__TASK DESCRIPTION__. Transcribe the lines from the start of the data below through the line with "ax.set_ylim(0, 4600)", word for word and nothing more.

__SUPPLIED INFORMATION__.
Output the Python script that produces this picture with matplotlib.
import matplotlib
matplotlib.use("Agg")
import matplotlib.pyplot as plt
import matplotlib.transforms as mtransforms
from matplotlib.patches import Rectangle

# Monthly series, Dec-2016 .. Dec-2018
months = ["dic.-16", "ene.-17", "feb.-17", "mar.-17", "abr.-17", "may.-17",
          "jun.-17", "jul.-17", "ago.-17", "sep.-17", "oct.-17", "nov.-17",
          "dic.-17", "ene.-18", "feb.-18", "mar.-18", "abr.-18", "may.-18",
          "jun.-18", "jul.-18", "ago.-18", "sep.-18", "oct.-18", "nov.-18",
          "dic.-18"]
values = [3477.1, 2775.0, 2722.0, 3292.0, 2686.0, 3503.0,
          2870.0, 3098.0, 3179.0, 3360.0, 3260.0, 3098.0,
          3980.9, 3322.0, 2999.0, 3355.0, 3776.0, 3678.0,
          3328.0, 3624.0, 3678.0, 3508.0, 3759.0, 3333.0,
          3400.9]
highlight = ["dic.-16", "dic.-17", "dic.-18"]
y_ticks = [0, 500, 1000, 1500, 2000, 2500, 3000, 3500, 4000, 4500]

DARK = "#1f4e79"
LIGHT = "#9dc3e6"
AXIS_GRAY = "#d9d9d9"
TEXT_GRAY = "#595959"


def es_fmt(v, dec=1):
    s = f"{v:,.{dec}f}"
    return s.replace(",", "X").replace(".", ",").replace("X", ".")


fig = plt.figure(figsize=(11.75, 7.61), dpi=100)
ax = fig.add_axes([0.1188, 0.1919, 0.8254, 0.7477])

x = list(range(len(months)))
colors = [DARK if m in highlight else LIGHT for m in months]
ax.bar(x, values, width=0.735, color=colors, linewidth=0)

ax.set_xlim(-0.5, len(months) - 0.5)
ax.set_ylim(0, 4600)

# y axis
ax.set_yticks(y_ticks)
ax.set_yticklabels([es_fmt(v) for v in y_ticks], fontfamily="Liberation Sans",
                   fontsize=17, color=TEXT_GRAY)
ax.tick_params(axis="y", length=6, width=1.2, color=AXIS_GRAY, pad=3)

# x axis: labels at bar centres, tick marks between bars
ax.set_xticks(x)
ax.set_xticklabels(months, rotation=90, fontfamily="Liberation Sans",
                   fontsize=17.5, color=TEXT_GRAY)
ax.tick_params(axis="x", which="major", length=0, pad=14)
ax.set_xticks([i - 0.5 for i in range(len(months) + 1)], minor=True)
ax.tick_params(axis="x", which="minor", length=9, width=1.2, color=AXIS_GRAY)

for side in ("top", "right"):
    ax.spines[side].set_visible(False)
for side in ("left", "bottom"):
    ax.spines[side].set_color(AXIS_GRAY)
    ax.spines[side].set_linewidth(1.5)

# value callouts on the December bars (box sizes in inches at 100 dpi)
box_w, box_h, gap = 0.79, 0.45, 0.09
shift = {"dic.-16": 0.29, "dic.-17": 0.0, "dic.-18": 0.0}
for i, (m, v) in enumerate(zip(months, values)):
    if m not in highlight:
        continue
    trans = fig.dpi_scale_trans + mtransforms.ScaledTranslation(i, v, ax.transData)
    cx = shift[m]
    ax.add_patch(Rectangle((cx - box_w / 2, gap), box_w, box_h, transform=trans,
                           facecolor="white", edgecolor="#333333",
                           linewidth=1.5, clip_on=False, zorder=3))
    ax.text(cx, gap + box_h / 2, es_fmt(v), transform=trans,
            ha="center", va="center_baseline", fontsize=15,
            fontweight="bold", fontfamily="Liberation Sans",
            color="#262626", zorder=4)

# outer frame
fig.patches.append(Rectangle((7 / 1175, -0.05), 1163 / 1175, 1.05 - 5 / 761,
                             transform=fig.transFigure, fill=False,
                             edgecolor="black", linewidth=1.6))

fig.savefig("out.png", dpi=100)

__EXPECTED ANSWER__.
Output the Python script that produces this picture with matplotlib.
import matplotlib
matplotlib.use("Agg")
import matplotlib.pyplot as plt
import matplotlib.transforms as mtransforms
from matplotlib.patches import Rectangle

# Monthly series, Dec-2016 .. Dec-2018
months = ["dic.-16", "ene.-17", "feb.-17", "mar.-17", "abr.-17", "may.-17",
          "jun.-17", "jul.-17", "ago.-17", "sep.-17", "oct.-17", "nov.-17",
          "dic.-17", "ene.-18", "feb.-18", "mar.-18", "abr.-18", "may.-18",
          "jun.-18", "jul.-18", "ago.-18", "sep.-18", "oct.-18", "nov.-18",
          "dic.-18"]
values = [3477.1, 2775.0, 2722.0, 3292.0, 2686.0, 3503.0,
          2870.0, 3098.0, 3179.0, 3360.0, 3260.0, 3098.0,
          3980.9, 3322.0, 2999.0, 3355.0, 3776.0, 3678.0,
          3328.0, 3624.0, 3678.0, 3508.0, 3759.0, 3333.0,
          3400.9]
highlight = ["dic.-16", "dic.-17", "dic.-18"]
y_ticks = [0, 500, 1000, 1500, 2000, 2500, 3000, 3500, 4000, 4500]

DARK = "#1f4e79"
LIGHT = "#9dc3e6"
AXIS_GRAY = "#d9d9d9"
TEXT_GRAY = "#595959"


def es_fmt(v, dec=1):
    s = f"{v:,.{dec}f}"
    return s.replace(",", "X").replace(".", ",").replace("X", ".")


fig = plt.figure(figsize=(11.75, 7.61), dpi=100)
ax = fig.add_axes([0.1188, 0.1919, 0.8254, 0.7477])

x = list(range(len(months)))
colors = [DARK if m in highlight else LIGHT for m in months]
ax.bar(x, values, width=0.735, color=colors, linewidth=0)

ax.set_xlim(-0.5, len(months) - 0.5)
ax.set_ylim(0, 4600)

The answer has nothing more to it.